7 Ways to Deal With Your Boss and Their Bossy Attitude

They’re a bully, they’re controlling, and they’re uptight. You are weary, you are frustrated, and you are tired. What do you do when you are at your last straw? Well, look no further. Here are some handy ways to deal with a difficult employer that are sure to make your work life much easier.

Step Into Their Shoes for a Moment

Try and understand your boss’s reasons for having a “bossitude”. They could be overwhelmed with the responsibility of being a manager, for instance. Maybe they lack the training needed to make your workplace run like a well-oiled machine. Maybe they feel insecure in their position and thus micromanage your work. Try to understand the psychology behind their reasons for having a bad temper, and you might just sympathize with them, and thus try to make a better effort to please them.

Take Deep Breaths

Never let it affect your attitude and take the high road. Don’t let their attitude be an excuse for your own. Remember, you want to stay on good terms with the other leaders in your workplace, your boss’s boss, or even their boss, perhaps. Don’t feel entitled to slack off, lose interest, and work slow just because your manager is a sourpuss. Remain upbeat, optimistic and a hard worker. Handling a difficult boss can really set you apart from your colleagues. Remember to always maintain a calm and professional exterior, even if you’re seething and itching to shout back on the inside.

Talk it Out

If your boss is criticizing every work of yours, instead of confronting them, try to ask questions gently instead. Discuss your concerns. This is like a marriage. You want to make this relationship that may very well be long term a good one. This will not only help you understand their perspective but also help you convey your apprehensions.

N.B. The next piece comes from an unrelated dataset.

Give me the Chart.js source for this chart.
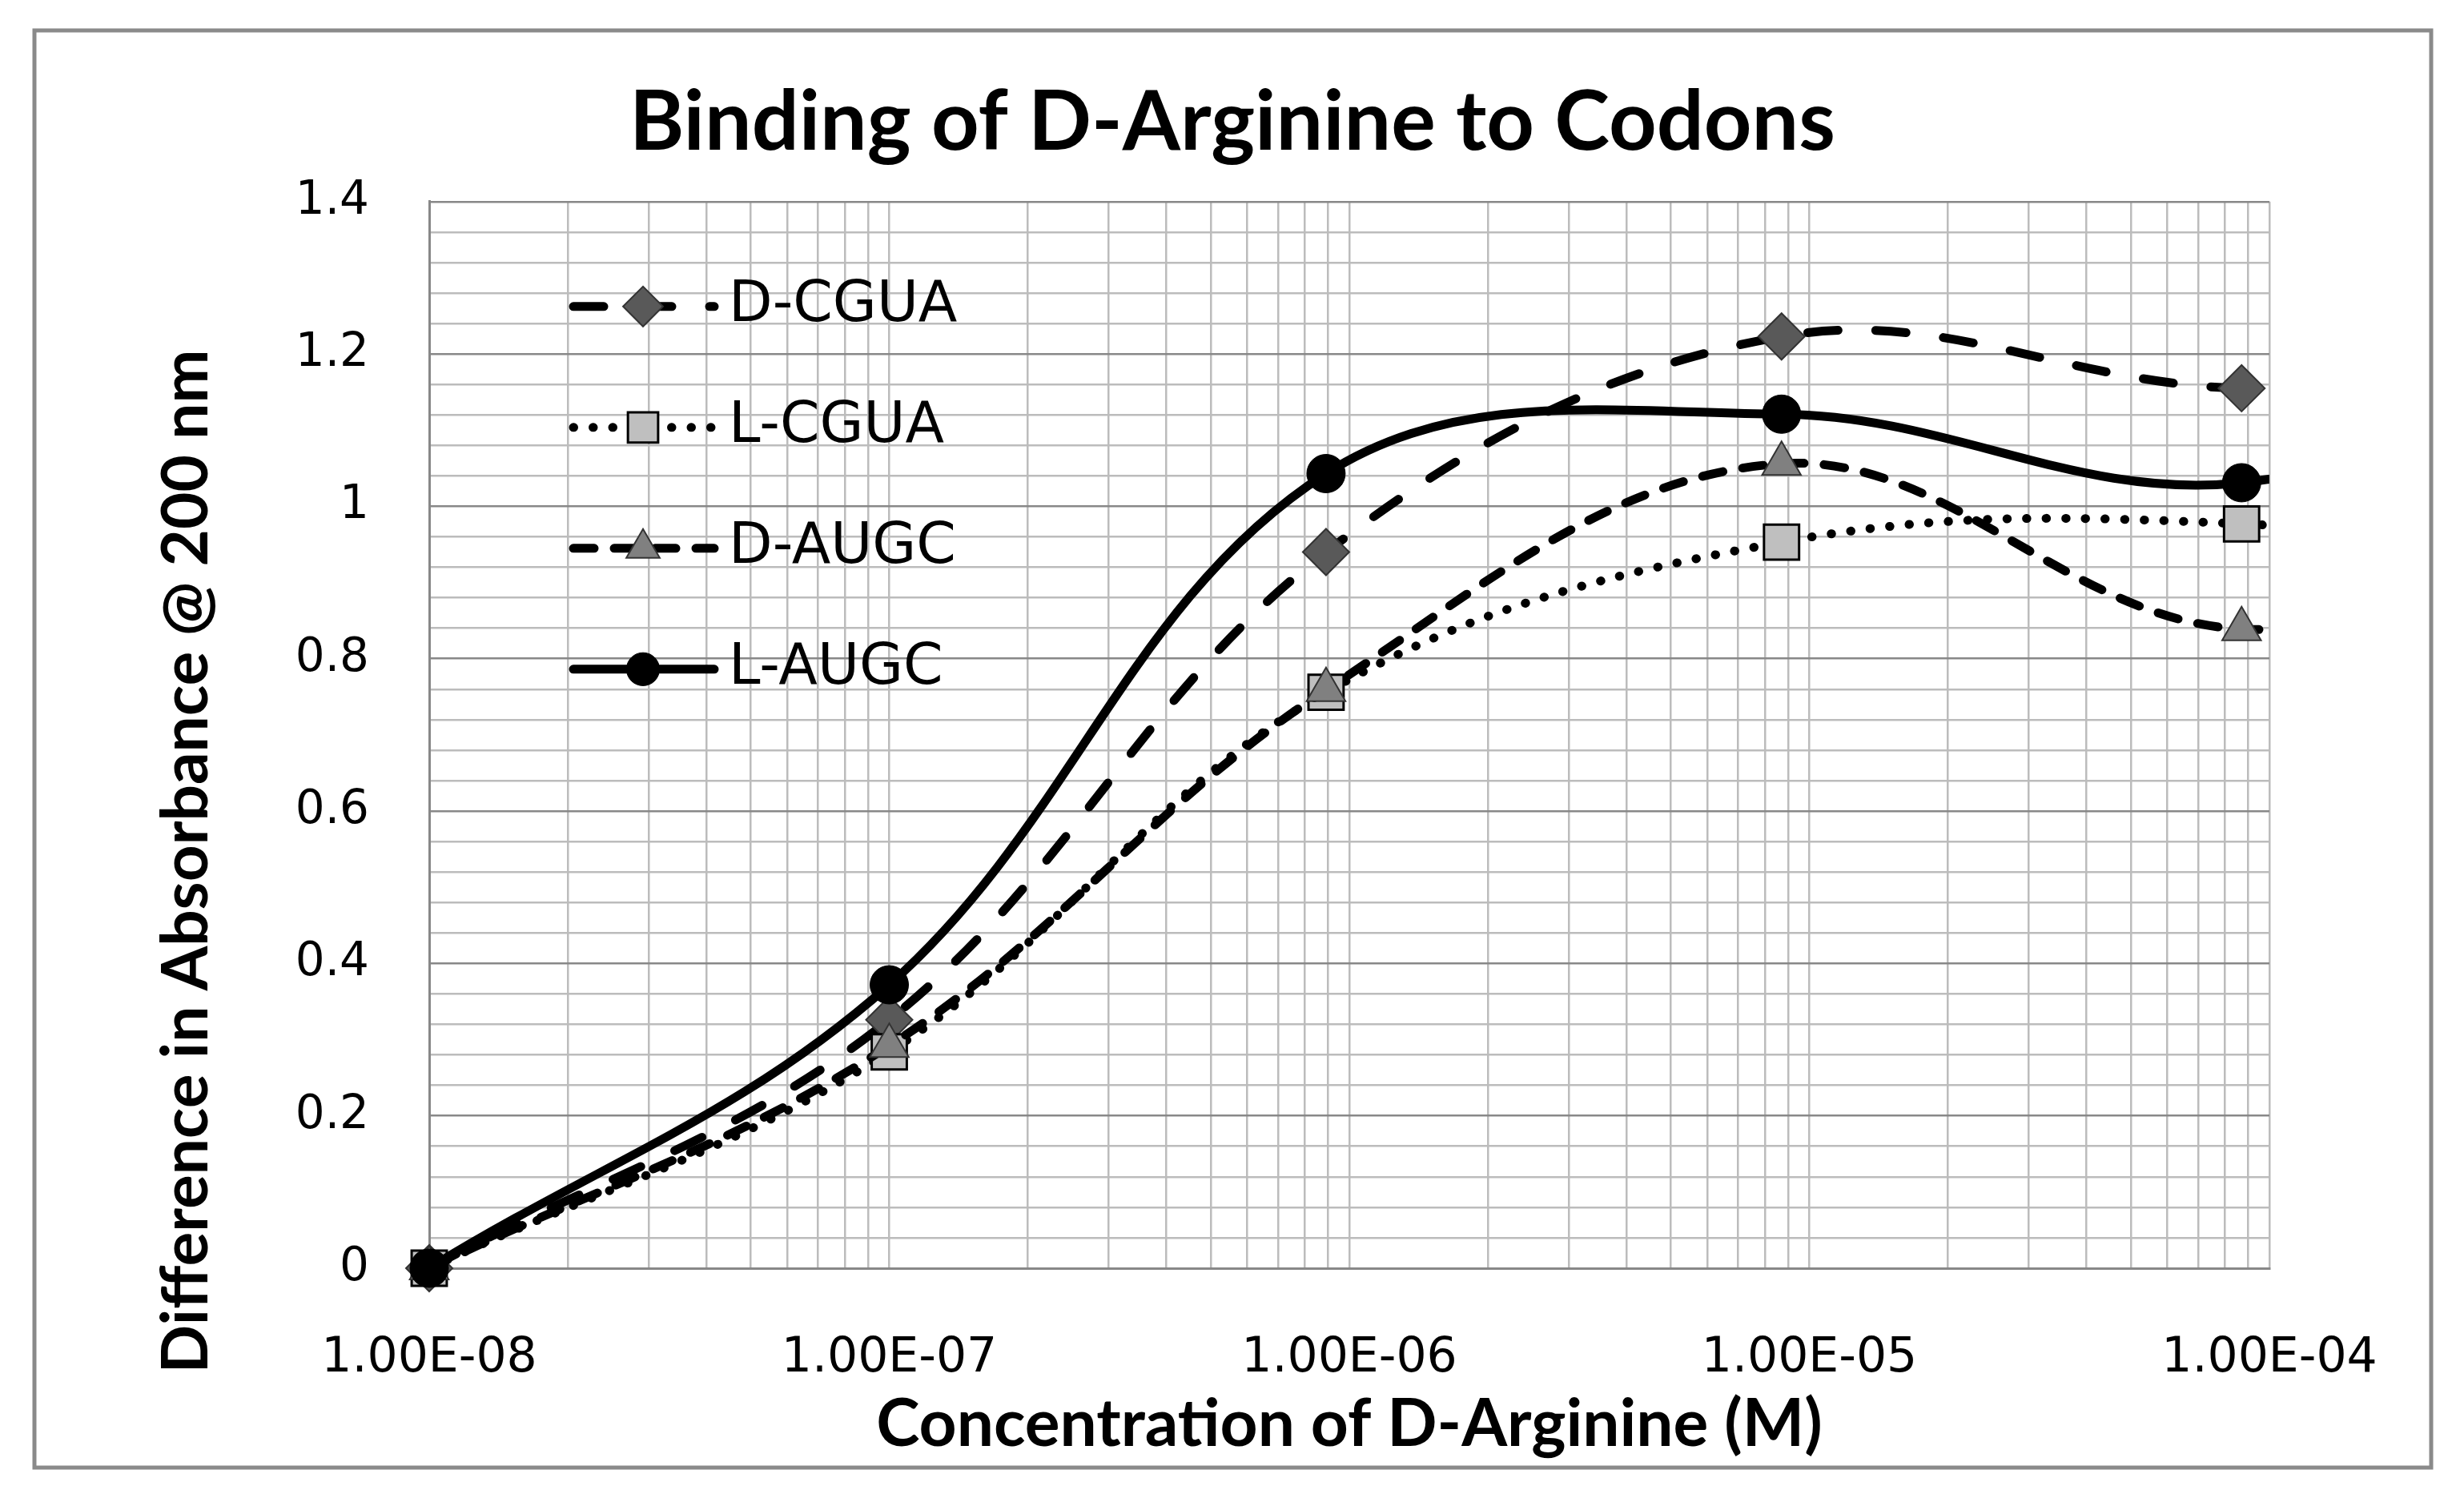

Know Exactly What They Expect

Coming back to the marriage point, try and take some tips from couples counseling. Instead of fighting as an instinctive reaction, again, discuss both of your concerns, your needs and wants. Discuss what is expected of you, because once you know that, you’ll be able to anticipate their needs, which makes for a better employee.

Watch and Learn

Know their preferences. Observe their leadership and decision-making skills. Are they ponderous, thinking over each and every detail in a very careful manner? Or do they prefer to make quick, fast-paced decisions? What method of communication suits them best? Knowing all of these little details will make the world of a difference in your relationship with your boss and might help you avoid a bossy attitude.

Make Sure You Are Heard

Stand up to them and don’t be bullied. You have the right to work in a professional environment without someone breathing down your neck or doing the complete opposite: not caring at all. Again, discuss your concerns about their attitude. You never know, they might just listen. But keep in mind, every time you let them yell at you, you are letting them know that they can get away with this type of behavior. Don’t shout back or confront them with open hostility. Just remain calm and professional and demand your right to a professional work environment.

Let it Out

Rely on your support system. Vent your frustrations out with them, not on them. If you have a colleague who’s in the same boat as you, commiserate with them. You never know, it might just be the beginning of a beautiful relationship. Two is better than one, after all. Don’t suffer in silence; ask for help at times. Inquire around the office about your boss’s preferences, and you might just get some valuable feedback.

All these factors will surely help you get started on the journey to building a healthier work relationship with your boss. But remember, if all else fails, there is always another company out there looking for a motivated employee like you. You are sure to find an organization that fits you best.